Even the groundhog won't show up

 

With an eye on the icy weather predicted for Wednesday morning, Yahdee the Groundhog has canceled Groundhog Day events in South Whitehall Township.

“We don’t want anyone to fall and get hurt,” said David Adam, Haaptmann of Grundsau Lodge No. 16, which has organized an early morning program featuring the weather-predicting rodent on Feb. 2, Groundhog Day, for the past five years.

Adams said Yahdee contacted him Tuesday afternoon by cell phone. “He said we should stay home. Even he isn’t going to show his face.”

Had the weather cooperated, Yahdee would have arrived by sled on the frozen Jordan Creek at Covered Bridge Park on Wehr Mill Road early Wednesday morning. There, after a short ceremony, he would have pronounced whether we might expect a long hard ending to winter or an early spring.

Instead, Yahdee made a premature prediction on Tuesday: “It’s going to be an early spring, because winter started early,” Adam said the groundhog told him.

Yahdee is named for “Jahden,” the Pennsylvania Dutch name for the Jordan Creek.

According to traditions brought to America by German, a.k.a. Pennsylvania Dutch, immigrants, if the groundhog sees his shadow on Feb. 2, he will be frightened and run back into his burrow, and we will have six more weeks of winter.

The midpoint between the winter solstice and the spring equinox, Feb. 2 holds various meanings in different cultures and religions. 

The big Groundhog Day event in Punxsutawney in western Pennsylvania will take place as planned, in spite of the massive snow and ice storm stretching from the Midwest to New England.

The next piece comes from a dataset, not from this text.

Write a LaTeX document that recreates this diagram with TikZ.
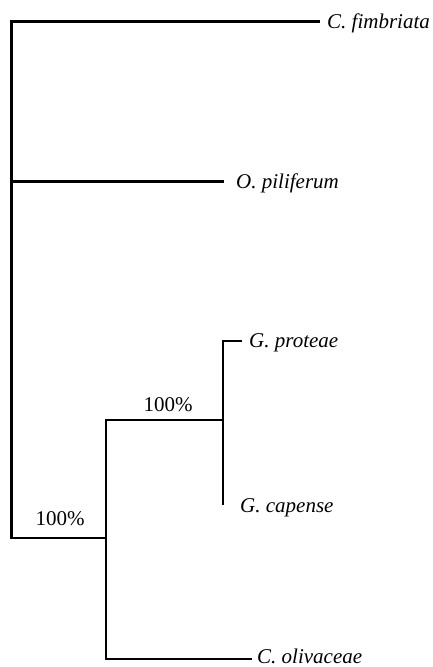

Punxsutawney Phil may be a live groundhog (Yahdee has seen the inside of a taxidermist’s shop), but organizers of the South Whitehall event say their annual Groundhog Day event is more authentic. The program includes songs, the Pledge of Allegiance and a prayer, all in Pennsylvania Dutch.

Grundsau Lodge No. 16  is one of more than a dozen in the area formed to preserve the language and traditions of the Pennsylvania Dutch. Preparations for next year’s Groundhog Day event are already under way.